| COLLECTED MATERIAL |
* begin *

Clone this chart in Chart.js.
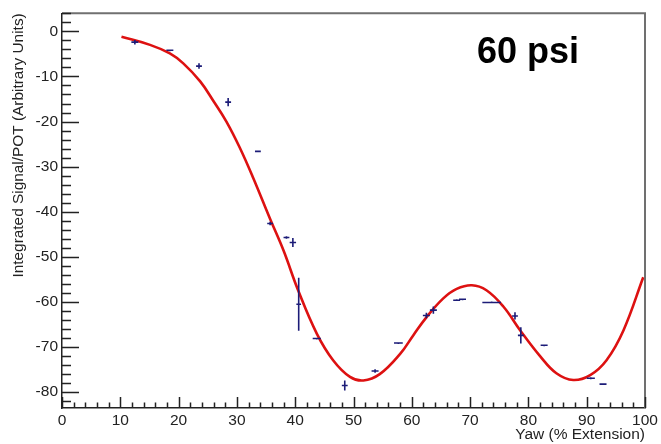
<!DOCTYPE html>
<html>
<head>
<meta charset="utf-8">
<script src="https://cdn.jsdelivr.net/npm/chart.js@4"></script>
<style>
  html, body { margin: 0; padding: 0; background: #fff; }
  #wrap { width: 661px; height: 444px; position: relative; }
</style>
</head>
<body>
<div id="wrap"><canvas id="yawChart"></canvas></div>
<script>
// measured points (yaw %, signal/POT) with their errors
const yawPos = [12.5, 18.5, 23.5, 28.5, 33.6, 35.7, 38.5, 39.6, 40.6, 43.7, 48.5, 53.7, 57.7, 62.5, 63.7, 67.7, 68.7, 73.7, 77.7, 78.7, 82.7, 90.7, 92.8];
const signal = [-2.4, -4.2, -7.7, -15.7, -26.6, -42.6, -45.7, -46.8, -60.5, -68.1, -78.5, -75.3, -69.1, -63.0, -61.8, -59.6, -59.4, -60.1, -63.1, -67.4, -69.6, -76.9, -78.2];
const yawErr = [0.6, 0.6, 0.5, 0.5, 0.5, 0.5, 0.5, 0.55, 0.4, 0.7, 0.5, 0.6, 0.75, 0.6, 0.6, 0.6, 0.6, 1.6, 0.5, 0.5, 0.6, 0.7, 0.6];
const sigErr = [0.5, 0.2, 0.6, 0.9, 0.2, 0.4, 0.3, 1.0, 5.9, 0.2, 1.1, 0.4, 0.2, 0.6, 0.8, 0.2, 0.2, 0.2, 0.8, 1.8, 0.2, 0.2, 0.2];

// fit curve samples
const fitYaw = [10.2, 15.1, 18.5, 20.8, 23.7, 26.0, 28.2, 30.5, 32.8, 35.7, 38.0, 40.5, 43.7, 46.5, 49.4, 51.7, 54.5, 58.0, 60.3, 62.5, 65.4, 67.7, 70.3, 72.8, 75.7, 78.6, 82.0, 84.8, 87.7, 90.6, 93.4, 96.3, 99.7];
const fitSig = [-1.2, -3.0, -4.9, -7.1, -11.1, -15.5, -20.0, -25.8, -32.5, -41.6, -48.6, -57.4, -67.0, -72.9, -76.6, -77.4, -76.0, -71.5, -67.3, -63.4, -59.2, -57.1, -56.3, -57.4, -61.0, -66.3, -72.0, -75.8, -77.3, -76.2, -72.9, -66.3, -54.5];

const xTicks = [0, 10, 20, 30, 40, 50, 60, 70, 80, 90, 100];
const yTicks = [0, -10, -20, -30, -40, -50, -60, -70, -80];

const FONT = "'Liberation Sans', Arial, Helvetica, sans-serif";
const ERR_COLOR = '#1c1c78';

// ROOT-style frame: inward ticks on x and y, grey top/right border
const framePlugin = {
  id: 'frame',
  afterDraw(chart) {
    const ctx = chart.ctx;
    const { left, right, top, bottom } = chart.chartArea;
    const xs = chart.scales.x, ys = chart.scales.y;
    ctx.save();
    ctx.strokeStyle = '#707070';
    ctx.lineWidth = 2;
    ctx.beginPath();
    ctx.moveTo(left, top);
    ctx.lineTo(right, top);
    ctx.lineTo(right, bottom);
    ctx.stroke();

    ctx.strokeStyle = '#222';
    ctx.lineWidth = 1.5;
    ctx.beginPath();
    for (let v = 0; v <= 100; v += 2) {
      const px = Math.round(xs.getPixelForValue(v)) + 0.5;
      const len = v % 10 === 0 ? 11 : 5.5;
      ctx.moveTo(px, bottom);
      ctx.lineTo(px, bottom - len);
    }
    for (let v = 4; v >= -82; v -= 2) {
      const py = Math.round(ys.getPixelForValue(v)) + 0.5;
      const len = v % 10 === 0 ? 17 : 9;
      ctx.moveTo(left, py);
      ctx.lineTo(left + len, py);
    }
    ctx.stroke();

    ctx.fillStyle = '#000';
    ctx.font = 'bold 36px ' + FONT;
    ctx.textAlign = 'center';
    ctx.textBaseline = 'alphabetic';
    ctx.fillText('60 psi', 528, 63);
    ctx.restore();
  }
};

// error bars for the measured points
const errorBarPlugin = {
  id: 'errorBars',
  afterDatasetsDraw(chart) {
    const ctx = chart.ctx;
    const xs = chart.scales.x, ys = chart.scales.y;
    ctx.save();
    ctx.strokeStyle = ERR_COLOR;
    ctx.lineWidth = 1.6;
    ctx.beginPath();
    yawPos.forEach((x, i) => {
      const y = signal[i];
      const cx = xs.getPixelForValue(x), cy = ys.getPixelForValue(y);
      ctx.moveTo(xs.getPixelForValue(x - yawErr[i]), cy);
      ctx.lineTo(xs.getPixelForValue(x + yawErr[i]), cy);
      ctx.moveTo(cx, ys.getPixelForValue(y + sigErr[i]));
      ctx.lineTo(cx, ys.getPixelForValue(y - sigErr[i]));
    });
    ctx.stroke();
    ctx.restore();
  }
};

document.addEventListener('DOMContentLoaded', () => {
  const ctx = document.getElementById('yawChart').getContext('2d');
  new Chart(ctx, {
    type: 'scatter',
    data: {
      datasets: [
        {
          label: 'data',
          data: yawPos.map((x, i) => ({ x, y: signal[i] })),
          pointRadius: 0,
          showLine: false
        },
        {
          label: 'fit',
          data: fitYaw.map((x, i) => ({ x, y: fitSig[i] })),
          showLine: true,
          pointRadius: 0,
          borderColor: '#dd1111',
          borderWidth: 2.6,
          tension: 0.4
        }
      ]
    },
    options: {
      responsive: false,
      animation: false,
      layout: { padding: { top: 11, right: 16, left: 0, bottom: 0 } },
      plugins: { legend: { display: false }, tooltip: { enabled: false } },
      scales: {
        x: {
          type: 'linear',
          min: 0,
          max: 100,
          afterBuildTicks: (s) => { s.ticks = xTicks.map((v) => ({ value: v })); },
          afterFit: (s) => { s.height = 36; },
          grid: { display: false, drawTicks: false },
          border: { display: true, color: '#222', width: 1.5 },
          ticks: { color: '#222', padding: 3, maxRotation: 0, font: { family: FONT, size: 15.5 } },
          title: {
            display: true,
            text: 'Yaw (% Extension)',
            align: 'end',
            color: '#222',
            padding: { top: 0, bottom: 0 },
            font: { family: FONT, size: 15.5 }
          }
        },
        y: {
          type: 'linear',
          min: -83.5,
          max: 4,
          afterBuildTicks: (s) => { s.ticks = yTicks.map((v) => ({ value: v })); },
          afterFit: (s) => { s.width = 62; },
          grid: { display: false, drawTicks: false },
          border: { display: true, color: '#222', width: 1.5 },
          ticks: { color: '#222', padding: 4, font: { family: FONT, size: 15.5 } },
          title: {
            display: true,
            text: 'Integrated Signal/POT (Arbitrary Units)',
            align: 'end',
            color: '#222',
            padding: { top: 10, bottom: 0 },
            font: { family: FONT, size: 15.4 }
          }
        }
      }
    },
    plugins: [framePlugin, errorBarPlugin]
  });
});
</script>
<script>
  // size the canvas to the page
  const c = document.getElementById('yawChart');
  c.width = 661; c.height = 444;
  c.style.width = '661px'; c.style.height = '444px';
</script>
</body>
</html>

* end *

| TASK BRIEF |
Give again, word for word, every line from the top of the data through the line with "const ERR_COLOR = '#1c1c78';", both ends included, and exclude the pictures.

| ANSWER FOR THE TASK |
Clone this chart in Chart.js.
<!DOCTYPE html>
<html>
<head>
<meta charset="utf-8">
<script src="https://cdn.jsdelivr.net/npm/chart.js@4"></script>
<style>
  html, body { margin: 0; padding: 0; background: #fff; }
  #wrap { width: 661px; height: 444px; position: relative; }
</style>
</head>
<body>
<div id="wrap"><canvas id="yawChart"></canvas></div>
<script>
// measured points (yaw %, signal/POT) with their errors
const yawPos = [12.5, 18.5, 23.5, 28.5, 33.6, 35.7, 38.5, 39.6, 40.6, 43.7, 48.5, 53.7, 57.7, 62.5, 63.7, 67.7, 68.7, 73.7, 77.7, 78.7, 82.7, 90.7, 92.8];
const signal = [-2.4, -4.2, -7.7, -15.7, -26.6, -42.6, -45.7, -46.8, -60.5, -68.1, -78.5, -75.3, -69.1, -63.0, -61.8, -59.6, -59.4, -60.1, -63.1, -67.4, -69.6, -76.9, -78.2];
const yawErr = [0.6, 0.6, 0.5, 0.5, 0.5, 0.5, 0.5, 0.55, 0.4, 0.7, 0.5, 0.6, 0.75, 0.6, 0.6, 0.6, 0.6, 1.6, 0.5, 0.5, 0.6, 0.7, 0.6];
const sigErr = [0.5, 0.2, 0.6, 0.9, 0.2, 0.4, 0.3, 1.0, 5.9, 0.2, 1.1, 0.4, 0.2, 0.6, 0.8, 0.2, 0.2, 0.2, 0.8, 1.8, 0.2, 0.2, 0.2];

// fit curve samples
const fitYaw = [10.2, 15.1, 18.5, 20.8, 23.7, 26.0, 28.2, 30.5, 32.8, 35.7, 38.0, 40.5, 43.7, 46.5, 49.4, 51.7, 54.5, 58.0, 60.3, 62.5, 65.4, 67.7, 70.3, 72.8, 75.7, 78.6, 82.0, 84.8, 87.7, 90.6, 93.4, 96.3, 99.7];
const fitSig = [-1.2, -3.0, -4.9, -7.1, -11.1, -15.5, -20.0, -25.8, -32.5, -41.6, -48.6, -57.4, -67.0, -72.9, -76.6, -77.4, -76.0, -71.5, -67.3, -63.4, -59.2, -57.1, -56.3, -57.4, -61.0, -66.3, -72.0, -75.8, -77.3, -76.2, -72.9, -66.3, -54.5];

const xTicks = [0, 10, 20, 30, 40, 50, 60, 70, 80, 90, 100];
const yTicks = [0, -10, -20, -30, -40, -50, -60, -70, -80];

const FONT = "'Liberation Sans', Arial, Helvetica, sans-serif";
const ERR_COLOR = '#1c1c78';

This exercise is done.